The point here is simple: make the sample clauses fit into one PO template that holds up when a deal goes sideways.
Here are the mismatches to watch for:
- Align delivery terms with risk-of-loss language.
- Inspection windows must come before payment.
- Return deadlines must align with inspection periods.
A good rule is to use one approved master template and change only the deal-specific fields, like quantity, unit price, delivery address, and delivery date. Keep the legal terms fixed. That includes a sentence saying acceptance is limited to the PO’s terms, so vendor-added language doesn’t wipe out your protections.
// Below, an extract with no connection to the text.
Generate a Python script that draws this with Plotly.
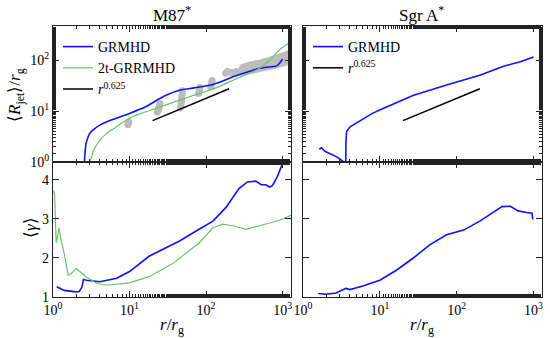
import plotly.graph_objects as go

# ---------------- data ----------------
# Top-left: M87* <R_jet>/r_g
M87_GRMHD_R = [2.57, 2.6, 2.65, 2.7, 2.85, 3.0, 3.5, 4.1, 6, 10, 16, 23, 30, 46, 70, 112, 160, 225, 340, 500, 600, 700, 800, 850, 920, 1000]
M87_GRMHD_RJET = [0.9, 1.3, 1.8, 2.3, 3.0, 3.6, 4.5, 5.3, 6.8, 9, 12, 16.5, 20.5, 26, 28.5, 32, 38, 47, 58, 69, 72, 74, 76, 78, 88, 105]
M87_2T_R = [3.0, 3.4, 4.1, 5.0, 6.3, 8.0, 10, 14, 22, 30, 46, 70, 112, 160, 229, 340, 500, 700, 933, 1100, 1300]
M87_2T_RJET = [0.9, 1.7, 2.7, 3.6, 4.6, 5.9, 7.2, 9.0, 11.2, 13.2, 16.6, 20.5, 25.7, 32, 40.7, 53, 69, 105, 165, 195, 232]
OBS_R = [9.5, 9.7, 9.8, 23, 24, 24, 24.5, 25, 46, 47, 47, 48, 48, 48.5, 49, 49,
         80, 81, 82, 83, 115, 117, 118, 120, 180, 190, 200, 215, 230, 250,
         290, 310, 330, 350, 370, 390, 420, 450, 480, 520, 560, 600, 650, 700, 760, 820, 880, 950, 1020, 1100, 1180, 1260,
         300, 320, 340, 360, 380, 410, 440, 470, 510, 550, 590, 640, 690, 740, 800, 860, 930, 1000, 1080, 1160, 1240, 1300,
         310, 340, 370, 400, 440, 480, 530, 580, 630, 680, 740, 800, 870, 940, 1010, 1090, 1170, 1250]
OBS_RJET = [5.4, 5.9, 6.2, 9.5, 10.5, 11.5, 12.5, 14, 11.5, 13, 14.5, 16, 18, 20, 22.5, 25,
            22, 24, 26.5, 29, 30, 33, 36, 40, 55, 60, 58, 57, 56, 60,
            58, 59, 60, 61, 62, 63, 64, 66, 67, 69, 71, 72, 74, 76, 78, 80, 83, 86, 89, 92, 96, 100,
            72, 74, 76, 78, 80, 82, 84, 86, 88, 91, 94, 97, 100, 104, 108, 112, 116, 120, 125, 130, 135, 140,
            65, 68, 70, 73, 75, 77, 80, 83, 86, 89, 92, 96, 100, 104, 108, 112, 117, 122]
SLOPE_R = [20, 200]
SLOPE_RJET = [6.5, 27.4]

# Top-right: Sgr A*
SGR_R = [1.63, 1.74, 1.95, 2.75, 3.4, 3.58, 3.6, 3.62, 3.7, 4.1, 6, 8, 11, 27.5, 74, 204, 407, 676, 1000]
SGR_RJET = [1.78, 1.9, 1.6, 1.26, 1.0, 0.97, 0.97, 2.5, 4.0, 4.9, 7.0, 9.0, 11.2, 20.4, 32.4, 51, 76, 93, 115]

# Bottom-left: M87* <gamma>
M87_GRMHD_GR = [1.12, 1.4, 2.0, 2.2, 2.4, 2.5, 2.75, 4.1, 6.8, 10, 18, 30, 45, 81, 123, 182, 269, 347, 447, 525, 603, 676, 741, 851, 912, 1000]
M87_GRMHD_GAMMA = [1.26, 1.17, 1.13, 1.14, 1.26, 1.45, 1.43, 1.39, 1.48, 1.65, 2.04, 2.25, 2.43, 2.73, 2.94, 3.29, 3.77, 3.94, 3.96, 3.87, 3.87, 3.81, 3.85, 4.07, 4.24, 4.41]
M87_2T_GR = [1.02, 1.05, 1.1, 1.2, 1.26, 1.35, 1.41, 1.58, 1.74, 2.0, 2.24, 2.7, 3.7, 5.0, 10, 18, 37, 81, 123, 166, 224, 331, 501, 912, 1290]
M87_2T_GAMMA = [3.72, 3.6, 2.38, 2.77, 2.51, 2.25, 2.08, 1.56, 1.6, 1.73, 1.65, 1.52, 1.35, 1.30, 1.36, 1.52, 1.86, 2.38, 2.77, 2.86, 2.82, 2.73, 2.82, 2.96, 3.09]

# Bottom-right: Sgr A* <gamma>
SGR_GR = [1.58, 2.0, 2.7, 3.5, 3.6, 4.1, 6.0, 10, 16.6, 27, 45, 74, 123, 200, 302, 389, 501, 631, 813, 955, 977]
SGR_GAMMA = [1.09, 1.07, 1.10, 1.20, 1.22, 1.19, 1.28, 1.43, 1.69, 1.99, 2.34, 2.59, 2.71, 2.94, 3.16, 3.31, 3.32, 3.2, 3.16, 3.14, 2.98]

TITLES = ["M87<sup>*</sup>", "Sgr A<sup>*</sup>"]
XTICKVALS = [1, 10, 100, 1000]
XTICKTEXT = ["10<sup>0</sup>", "10<sup>1</sup>", "10<sup>2</sup>", "10<sup>3</sup>"]
YTICKVALS = [1, 10, 100]
YTICKTEXT = ["10<sup>0</sup>", "10<sup>1</sup>", "10<sup>2</sup>"]
GTICKVALS = [1, 2, 3, 4]

# ---------------- style ----------------
BLUE = "#0a14ff"
GREEN = "#6cc26c"
GRAY = "#bdbdbd"
FONT = "Liberation Serif"
W, H = 550, 338

def px_x(a, b):
    return [a / W, b / W]

def px_y(top, bot):
    return [1 - bot / H, 1 - top / H]

fig = go.Figure()

# top-left
fig.add_trace(go.Scatter(x=OBS_R, y=OBS_RJET, mode="markers", marker=dict(color=GRAY, size=7),
                         showlegend=False, xaxis="x", yaxis="y"))
fig.add_trace(go.Scatter(x=M87_GRMHD_R, y=M87_GRMHD_RJET, mode="lines", line=dict(color=BLUE, width=1.6, shape="spline", smoothing=0.6),
                         name="GRMHD", xaxis="x", yaxis="y", legend="legend"))
fig.add_trace(go.Scatter(x=M87_2T_R, y=M87_2T_RJET, mode="lines", line=dict(color=GREEN, width=1.2, shape="spline", smoothing=0.6),
                         name="2t-GRRMHD", xaxis="x", yaxis="y", legend="legend"))
fig.add_trace(go.Scatter(x=SLOPE_R, y=SLOPE_RJET, mode="lines", line=dict(color="black", width=1.5),
                         name="<i>r</i><sup>0.625</sup>", xaxis="x", yaxis="y", legend="legend"))
# top-right
fig.add_trace(go.Scatter(x=SGR_R, y=SGR_RJET, mode="lines", line=dict(color=BLUE, width=1.6),
                         name="GRMHD", xaxis="x2", yaxis="y2", legend="legend2"))
fig.add_trace(go.Scatter(x=SLOPE_R, y=SLOPE_RJET, mode="lines", line=dict(color="black", width=1.5),
                         name="<i>r</i><sup>0.625</sup>", xaxis="x2", yaxis="y2", legend="legend2"))
# bottom-left
fig.add_trace(go.Scatter(x=M87_GRMHD_GR, y=M87_GRMHD_GAMMA, mode="lines", line=dict(color=BLUE, width=1.6),
                         showlegend=False, xaxis="x3", yaxis="y3"))
fig.add_trace(go.Scatter(x=M87_2T_GR, y=M87_2T_GAMMA, mode="lines", line=dict(color=GREEN, width=1.2),
                         showlegend=False, xaxis="x3", yaxis="y3"))
# bottom-right
fig.add_trace(go.Scatter(x=SGR_GR, y=SGR_GAMMA, mode="lines", line=dict(color=BLUE, width=1.6),
                         showlegend=False, xaxis="x4", yaxis="y4"))

axcommon = dict(showline=True, linecolor="#222", linewidth=1.3, mirror="allticks", ticks="inside",
                tickcolor="#222", tickwidth=1, showgrid=False, zeroline=False, automargin=False,
                tickfont=dict(family=FONT, size=14, color="black"))
minor_log = dict(ticks="inside", ticklen=3, tickcolor="#222", tickwidth=1, showgrid=False)

XL = px_x(53, 291)
XR = px_x(303, 542)
YT = px_y(26, 162)
YB = px_y(162, 297)
XRANGE = [0, 3.11]

layout = dict(
    width=W, height=H, margin=dict(l=0, r=0, t=0, b=0, autoexpand=False),
    paper_bgcolor="white", plot_bgcolor="white",
    font=dict(family=FONT, color="black"),
    xaxis=dict(axcommon, type="log", domain=XL, range=XRANGE, anchor="y", tickvals=XTICKVALS,
               showticklabels=False, ticklen=6, minor=minor_log),
    yaxis=dict(axcommon, type="log", domain=YT, range=[0, 2.67], anchor="x", tickvals=YTICKVALS,
               ticktext=YTICKTEXT, ticklen=6, minor=minor_log),
    xaxis2=dict(axcommon, type="log", domain=XR, range=XRANGE, anchor="y2", tickvals=XTICKVALS,
                showticklabels=False, ticklen=6, minor=minor_log),
    yaxis2=dict(axcommon, type="log", domain=YT, range=[0, 2.67], anchor="x2", tickvals=YTICKVALS,
                showticklabels=False, ticklen=6, minor=minor_log),
    xaxis3=dict(axcommon, type="log", domain=XL, range=XRANGE, anchor="y3", tickvals=XTICKVALS,
                ticktext=XTICKTEXT, ticklen=6, minor=minor_log),
    yaxis3=dict(axcommon, domain=YB, range=[1, 4.45], anchor="x3", tickvals=GTICKVALS, ticklen=6),
    xaxis4=dict(axcommon, type="log", domain=XR, range=XRANGE, anchor="y4", tickvals=XTICKVALS,
                ticktext=XTICKTEXT, ticklen=6, minor=minor_log),
    yaxis4=dict(axcommon, domain=YB, range=[1, 4.45], anchor="x4", tickvals=GTICKVALS,
                showticklabels=False, ticklen=6),
    legend=dict(x=58 / W, y=1 - 31 / H, xanchor="left", yanchor="top", bgcolor="rgba(0,0,0,0)",
                font=dict(family=FONT, size=14, color="black"), tracegroupgap=0, itemwidth=30),
    legend2=dict(x=308 / W, y=1 - 31 / H, xanchor="left", yanchor="top", bgcolor="rgba(0,0,0,0)",
                 font=dict(family=FONT, size=14, color="black"), tracegroupgap=0, itemwidth=30),
)
fig.update_layout(**layout)

ann = []
ann.append(dict(text=TITLES[0], x=172 / W, y=1 - 14 / H, xref="paper", yref="paper", showarrow=False,
                font=dict(family=FONT, size=17, color="black"), xanchor="center", yanchor="middle"))
ann.append(dict(text=TITLES[1], x=422 / W, y=1 - 14 / H, xref="paper", yref="paper", showarrow=False,
                font=dict(family=FONT, size=17, color="black"), xanchor="center", yanchor="middle"))
ann.append(dict(text="⟨<i>R</i><sub>jet</sub>⟩/<i>r</i><sub>g</sub>", x=16 / W, y=1 - 95 / H, xref="paper", yref="paper",
                showarrow=False, textangle=-90, font=dict(family=FONT, size=17, color="black"),
                xanchor="center", yanchor="middle"))
ann.append(dict(text="⟨<i>γ</i>⟩", x=30 / W, y=1 - 228 / H, xref="paper", yref="paper",
                showarrow=False, textangle=-90, font=dict(family=FONT, size=17, color="black"),
                xanchor="center", yanchor="middle"))
for xc in (172, 422):
    ann.append(dict(text="<i>r</i>/<i>r</i><sub>g</sub>", x=xc / W, y=1 - 326 / H, xref="paper", yref="paper",
                    showarrow=False, font=dict(family=FONT, size=17, color="black"),
                    xanchor="center", yanchor="middle"))
fig.update_layout(annotations=ann)

fig.write_html("out.html", config={"displayModeBar": False},
               post_script="document.body.style.margin='0';")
Once the template is lined up, leave it alone across every order except for those deal-specific fields.
Small Business Legal Documents offers customizable, lawyer-reviewed purchase order templates.
Conclusion: The clauses that matter most in a U.S. purchase order
Payment, shipping, title, returns, and breach clauses each handle a different problem. And plain-language drafting is what makes them usable when things get tense. For small businesses, that kind of clarity helps protect cash flow and keeps operations moving.
FAQs
Can a supplier override my PO terms?
Usually, no. A supplier generally can’t change your Purchase Order on its own. But the answer turns on how the contract was formed.
Under the UCC in most U.S. states, a supplier’s acknowledgment that includes terms different from yours can trigger a "battle of the forms."
That means a contract may still exist even when the two sets of terms don’t match. In that case, the conflicting terms are often knocked out and replaced by UCC default rules unless the supplier’s acceptance is expressly conditional on your terms.
To help avoid that mess, your PO should say that:
- any conflicting or added supplier terms are rejected
- your terms control
That kind of language won’t solve every dispute, but it puts your position in much better shape from the start.
Should title and risk of loss pass at the same time?
Not necessarily. People often set title and risk of loss together with terms like FOB so the handoff point is plain.
But they don’t have to move at the same time. Your purchase order can say that, even with the FOB point in place, the seller keeps the risk of loss until final inspection and acceptance at the buyer’s location.
What happens if I accept some goods and reject the rest?
You can usually accept part of a shipment and reject the rest if the rejected items are defective or don’t match the order.
Any goods you reject can be sent back to the supplier at the supplier’s risk and expense. You can choose the remedy that fits the situation:
- credit
- replacement
- refund
Also, paying for the goods – or accepting part of the shipment – does not usually mean you’ve given up your right to reject goods that don’t conform. It also doesn’t cancel the supplier’s duty to meet the order specifications.